When you put it like that, it’s hard not to conjure up images of a “hero,” a leader who many of us might describe as “tough,” “brave,” or “courageous.” But our idea of what courageous leadership is may be outdated—and likely even ineffective—for our organizations today.
Old-fashioned beliefs about how to lead are often inherently INhuman (or, perhaps, super-human).
They focus on command and control over support and development. They favor delivery of hard metrics instead of celebrating intangible contributions. They lean toward punishment—of self and others—rather than encouragement.
While it may once have been useful to think of courageous leaders as those who were physically strongest and most aggressive, those traits are no longer the most relevant or desirable ones in our current context.
We think it’s time for a new perspective on courage, one that starts from a place of vulnerability instead of perfectionism.
Our view of courageous leadership is human, not heroic.
With that humanity in mind, we believe that truly courageous leaders are willing to:
We’ve always said that leadership is not for the faint of heart! Today’s workplace is complex, dynamic, and ever-evolving. It challenges us to rethink our familiar ways of seeing and being in the world. For humans, that’s not always easy—but to be an effective leader, it’s necessary.
Our organizations are facing unique challenges, being forced to figure out how to respond to ever-present change and act with greater agility. When we conjure up our courage, we’re able to lead against the grain and identify new solutions to old problems.
Stand up for what they believe in.
Leadership can sometimes be construed as a popularity contest. Yes, it requires trust and respect and even—to some degree—likeability. But there’s a clear difference between the leaders who have successfully “campaigned” for followers and those who are effective because they lead from a place of authenticity.

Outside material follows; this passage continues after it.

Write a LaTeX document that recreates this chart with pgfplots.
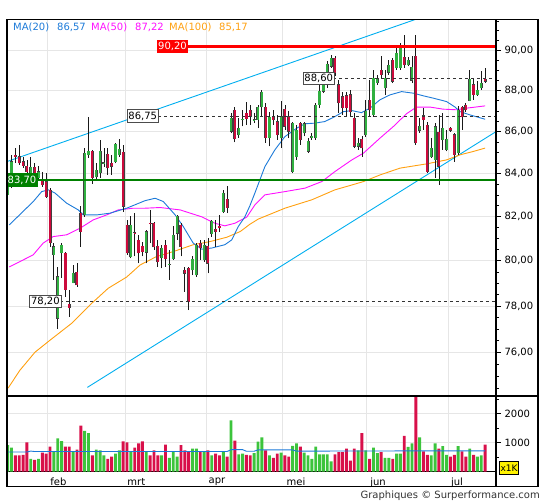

The Leadership Circle Profile (a tool we often use with our clients) measures “Courageous Authenticity,” which evaluates a leader’s willingness to take a stand, raise difficult topics, and openly deal with issues. When we’re courageously authentic, we lead from our values and with our principles.

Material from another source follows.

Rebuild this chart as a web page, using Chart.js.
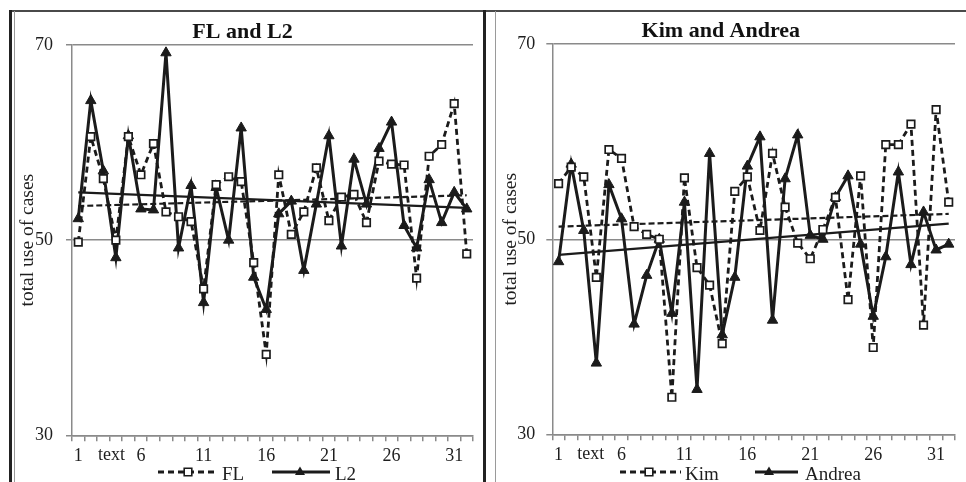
<!DOCTYPE html>
<html>
<head>
<meta charset="utf-8">
<script src="https://cdn.jsdelivr.net/npm/chart.js@4.4.1/dist/chart.umd.min.js"></script>
<style>
html,body{margin:0;padding:0;background:#fff;width:966px;height:482px;overflow:hidden;}
body{position:relative;}
.ln{position:absolute;}
#w1{position:absolute;left:12px;top:12px;width:470px;height:470px;}
#w2{position:absolute;left:486px;top:12px;width:476px;height:470px;}
</style>
</head>
<body>
<div class="ln" style="left:9px;top:10px;width:957px;height:1.5px;background:#4a4a4a"></div>
<div class="ln" style="left:9px;top:10px;width:2.5px;height:472px;background:#222"></div>
<div class="ln" style="left:14px;top:11px;width:1px;height:471px;background:#9a9a9a"></div>
<div class="ln" style="left:483px;top:10px;width:2.5px;height:472px;background:#222"></div>
<div class="ln" style="left:495px;top:11px;width:1px;height:471px;background:#9a9a9a"></div>
<div id="w1"><canvas id="c1" width="470" height="470"></canvas></div>
<div id="w2"><canvas id="c2" width="476" height="470"></canvas></div>
<script>
// ---------- data ----------
const categories = ['1','2','3','4','5','6','7','8','9','10','11','12','13','14','15','16',
                    '17','18','19','20','21','22','23','24','25','26','27','28','29','30','31','32'];
const tickLabels = ['1','','','','','6','','','','','11','','','','','16',
                    '','','','','21','','','','','26','','','','','31',''];
const axisNote = 'text';
const yTicks = [30, 50, 70];

const flValues = [49.8,60.6,56.3,50.0,60.6,56.7,59.9,52.9,52.4,51.9,45.0,55.7,56.5,56.0,47.7,38.3,
                  56.7,50.6,52.9,57.4,52.0,54.4,54.7,51.8,58.1,57.8,57.7,46.1,58.6,59.8,64.0,48.6];
const l2Values = [52.2,64.3,57.1,48.2,60.7,53.2,53.1,69.2,49.2,55.6,43.6,55.4,50.0,61.5,46.2,42.9,
                  52.7,54.0,46.9,53.7,60.7,49.4,58.3,53.7,59.4,62.1,51.5,49.2,56.2,51.8,54.9,53.2];
const kimValues = [55.7,57.4,56.4,46.1,59.2,58.3,51.3,50.5,50.0,33.8,56.3,47.1,45.3,39.3,54.9,56.4,
                   50.9,58.8,53.3,49.6,48.0,51.0,54.3,43.8,56.5,38.9,59.7,59.7,61.8,41.2,63.3,53.8];
const andreaValues = [47.7,57.7,50.9,37.3,55.6,52.1,41.3,46.3,50.0,42.4,53.8,34.6,58.8,40.2,46.1,57.5,
                      60.5,41.7,56.2,60.7,50.4,50.0,54.3,56.5,49.5,42.1,48.2,56.9,47.4,52.8,48.9,49.5];
// linear trend lines: value at first and last category
const trendFL = [53.5, 54.6];
const trendL2 = [54.9, 53.3];
const trendKim = [51.3, 52.6];
const trendAndrea = [48.4, 51.6];

// ---------- style ----------
const SERIF = '"Liberation Serif", "Times New Roman", serif';
const INK = '#1b1b1b';
const TXT = '#1e1e1e';
const GRID = '#8a8a8a';

function endsOnly(ends){
  const d = categories.map(() => null);
  d[0] = ends[0]; d[d.length - 1] = ends[1];
  return d;
}

function drawMarker(ctx, kind, x, y){
  ctx.save();
  ctx.setLineDash([]);
  if (kind === 'rect'){
    ctx.fillStyle = '#fff'; ctx.strokeStyle = INK; ctx.lineWidth = 1.6;
    ctx.beginPath(); ctx.rect(x - 3.8, y - 3.8, 7.6, 7.6); ctx.fill(); ctx.stroke();
  } else {
    ctx.fillStyle = INK;
    ctx.beginPath(); ctx.moveTo(x, y - 5.5); ctx.lineTo(x + 5, y + 3); ctx.lineTo(x - 5, y + 3); ctx.closePath(); ctx.fill();
  }
  ctx.restore();
}

const excelLegend = {
  id: 'excelLegend',
  afterDraw(chart, args, opts){
    const ctx = chart.ctx;
    ctx.save();
    opts.items.forEach(it => {
      ctx.strokeStyle = INK; ctx.lineWidth = 2.8;
      ctx.setLineDash(it.dash ? [6, 4] : []);
      ctx.beginPath(); ctx.moveTo(it.x0, opts.lineY); ctx.lineTo(it.x1, opts.lineY); ctx.stroke();
      drawMarker(ctx, it.marker, it.mx, opts.lineY);
      ctx.setLineDash([]);
      ctx.fillStyle = TXT; ctx.font = '19px ' + SERIF;
      ctx.textBaseline = 'middle'; ctx.textAlign = 'left';
      ctx.fillText(it.label, it.tx, opts.textY);
    });
    ctx.restore();
  }
};

const axisNotePlugin = {
  id: 'axisNote',
  afterDraw(chart, args, opts){
    const xs = chart.scales.x, ctx = chart.ctx;
    ctx.save();
    ctx.fillStyle = TXT; ctx.font = '18px ' + SERIF;
    ctx.textAlign = 'center'; ctx.textBaseline = 'middle';
    ctx.fillText(axisNote, xs.getPixelForValue(opts.at), chart.chartArea.bottom + opts.dy);
    ctx.restore();
  }
};

function makeChart(id, g, title, names, s1, s2, t1, t2, legendItems){
  return new Chart(document.getElementById(id), {
    type: 'line',
    data: {
      labels: categories,
      datasets: [
        { label: names[0], data: s1, borderColor: INK, borderWidth: 2.8, borderDash: [6, 4],
          pointStyle: 'rect', pointRadius: 5.3, pointBackgroundColor: '#fff', pointBorderColor: INK,
          pointBorderWidth: 1.7, tension: 0, order: 1 },
        { label: names[1], data: s2, borderColor: INK, borderWidth: 3,
          pointStyle: 'triangle', pointRadius: 6, pointBackgroundColor: INK, pointBorderColor: INK,
          pointBorderWidth: 1, tension: 0, order: 2 },
        { label: 'trend ' + names[0], data: endsOnly(t1), borderColor: INK, borderWidth: 2.2,
          borderDash: [6, 3], pointRadius: 0, spanGaps: true, order: 3 },
        { label: 'trend ' + names[1], data: endsOnly(t2), borderColor: INK, borderWidth: 2.2,
          pointRadius: 0, spanGaps: true, order: 4 }
      ]
    },
    options: {
      responsive: false, animation: false, devicePixelRatio: 1,
      layout: { padding: { left: 0, right: g.padR, top: 0, bottom: g.padB } },
      plugins: {
        legend: { display: false }, tooltip: { enabled: false },
        title: { display: true, text: title, color: '#111',
                 font: { family: SERIF, size: 22, weight: 'bold', lineHeight: 1.1 },
                 padding: { top: g.titleTop, bottom: 1 } },
        excelLegend: { items: legendItems, lineY: 460, textY: 463 },
        axisNote: { at: g.noteAt, dy: 20 }
      },
      scales: {
        x: {
          type: 'category', offset: true,
          afterFit(s){ s.height = 28; },
          grid: { offset: true, drawOnChartArea: false, drawTicks: true, tickLength: 6, color: GRID, lineWidth: 1.5 },
          border: { display: true, color: GRID, width: 1.5 },
          ticks: { autoSkip: false, maxRotation: 0, minRotation: 0, padding: 4, color: TXT,
                   font: { family: SERIF, size: 18 },
                   callback: (v, i) => tickLabels[i] }
        },
        y: {
          min: 30, max: 70,
          afterFit(s){ s.width = g.yW; },
          afterBuildTicks(s){ s.ticks = yTicks.map(v => ({ value: v })); },
          grid: { color: GRID, lineWidth: 1.5, drawTicks: true, tickLength: 6 },
          border: { display: true, color: GRID, width: 1.5 },
          ticks: { padding: g.tickPad, color: TXT, font: { family: SERIF, size: 18 } },
          title: { display: true, text: 'total use of cases', color: TXT,
                   font: { family: SERIF, size: 19.5 }, padding: { top: g.yTitlePad, bottom: 0 } }
        }
      }
    },
    plugins: [excelLegend, axisNotePlugin]
  });
}

makeChart('c1', { padR: 9, padB: 18.7, yW: 60, tickPad: 13, yTitlePad: 4.5, titleTop: 7.8, noteAt: 2.65 },
  'FL and L2', ['FL', 'L2'], flValues, l2Values, trendFL, trendL2,
  [ { label: 'FL', dash: true, marker: 'rect', x0: 146, x1: 206, mx: 176, tx: 210 },
    { label: 'L2', dash: false, marker: 'tri', x0: 260, x1: 318, mx: 288, tx: 323 } ]);

makeChart('c2', { padR: 6.3, padB: 19.7, yW: 66.3, tickPad: 11, yTitlePad: 13, titleTop: 7, noteAt: 2.55 },
  'Kim and Andrea', ['Kim', 'Andrea'], kimValues, andreaValues, trendKim, trendAndrea,
  [ { label: 'Kim', dash: true, marker: 'rect', x0: 134, x1: 195, mx: 163, tx: 199 },
    { label: 'Andrea', dash: false, marker: 'tri', x0: 269, x1: 312, mx: 283, tx: 319 } ]);
</script>
</body>
</html>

Engage in self-exploration.
A leader’s effectiveness is contingent on so many factors—their unique knowledge and experience, the people who support them, the environment in which they work. But perhaps the most important thing influencing any leader’s effectiveness is their understanding of self.
The internal impacts the external, and that’s why it’s so important for leaders to embrace a full understanding of their strengths and challenges. It takes courage to engage in that type of self-reflection, but when we do, we can lead from a more genuine place and with greater humility.
Let’s face it—on one level or another, we all harbor a fear of failure. It can stem from many things, whether it’s an actual let-down you experienced in the past (and would rather not repeat) or an imagined consequence of not living up to your own or others’ expectations.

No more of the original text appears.